The objective of Guess Who? is to spot your opponent’s face amongst a crowd of other distinguishable heads before he/she spots yours. This is Infernal Affair‘s plot in a nutshell, the Hong Kong crime thriller that pretty much spawn The Departed. What sets the board game apart is how you play it: via process of elimination. Are you male? Do you wear glasses? Are you sporting a Dick Dastardly mustache? Guess Who? The Movie should assimilate these concepts into a similar crime story. Of course, this means the lawmen and criminals will need to look like background Looney Toon characters.

Did you know that the concept for the Final Destination series actually originated from a game of Mouse Trap? OK, I’m lying, but if I had kept a straight face about it, a part of you would’ve believed me. Like a line of dominoes, a specific chain of events occur that eventually trigger the final one. But instead of following a bunch of dumbass teenagers to their doom, why not follow a family of mice getting caught in impractically long traps one by one? Knowing the board game however, it’ll probably take eight goes to get the trap to work.
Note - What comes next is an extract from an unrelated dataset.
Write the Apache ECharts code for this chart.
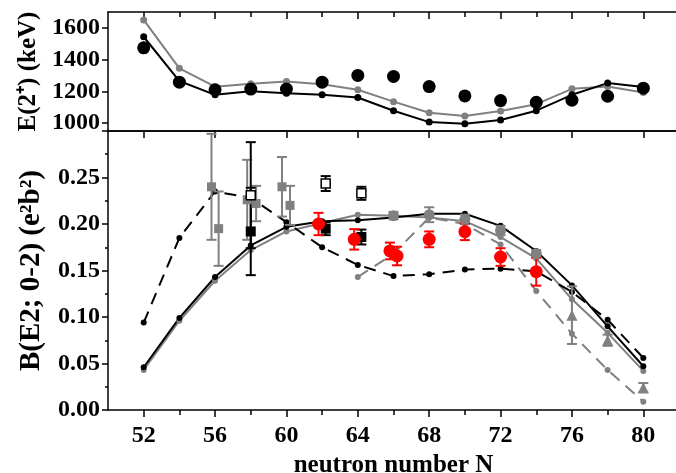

Yeah… second thought… nah…

Downfall is a foreign film that depicts Hitler’s last days. The film also started a was-funny-but-now-is-completely-overused internet phenomenon. What I want to see from a Risk movie is not a History channel quality story of global conflict. I want the film to focus on the last few moments of a guy losing a game of Risk. I want to see the intolerable fury that arises out of the loser, knowing that the meaningless hours he/she devoted to that stupid board game will have been for nothing and realising that that time could’ve been spent doing something practical, like playing Civilisation.

Let me tell you something about myself that’s rather personal: Hippos terrify me. I don’t give a crap if Walt Disney sees them as sweet creatures with the uncanny ability to perform flawless ballet. If you give one of those hippopotamuseseses’sss a chance, their granite-powered jawlines with crush your feeble human skeletal system. Trust me, I’ve studied this shit. Hungry Hungry Hippos must be an R-rated horror in the style of Jaws or, at the very least, a lukewarm Lake Placid horrordy. I shudder at the thought of a malicious rampaging blood-thirsty hippo. It’s not just hungry, it’s hungry hungry.

I never fully got the concept of sliding down snakes, though I understand the logic in Snakes and Ladders. If I saw a snake in a tunnel, I’d turn right around and run like a bitch. The bigger it is, the further and bitchier I’d run. So basically, climbing makes progress while running into snakes hinders it. Hence, The Descent. Though, if it were to be a horror, you’d probably need to borrow that Windows ’95 CGI snake from Anaconda. In which case, if you land on that snake, you would end up sliding. Down it’s throat. And die. Rather horribly.

Take Christopher Nolan’s Memento and flip it on its back. Lets have the murderer be the memory-damaged character who collects the weapon of his killings, surgically hiding the implements inside himself. In a psychopathic attempt to relive/remember each kill, he kidnaps a surgeon’s family and traps them in a basement somewhere. If she wants to know the location of her family before they run out of oxygen, she must operate fast without killing him. A gruesome story comes with each bucket, ice-cream cone and pencil she removes from his body. Oh, and the murderer has some sort of nose cancer.

Left foot blue + right hand green + right foot yellow + left hand red + right hand blue + left hand green + left foot yellow + left hand blue + right hand red = The Human Tarantula. ‘Nuff said.

The ancient tactical Chinese war simulator isn’t a potential film-board-game that immediately comes to mind, yet it’s the one that makes the most sense out of all my pitches (excluding Hungry Hungry Hippos). 13 Assassins may also seem like an odd choice of inspiration. For one, it would be more like 16 Assassins vs 16 Assassins. Perhaps I’m still on a 13 Assassins high, but the idea of seeing a film about two samurai clans with different classes harnessing different skills and abilities in a tactical battle to the death until only a handful are left standing *breeeeeeeeeeathe*… sounds phenomenal.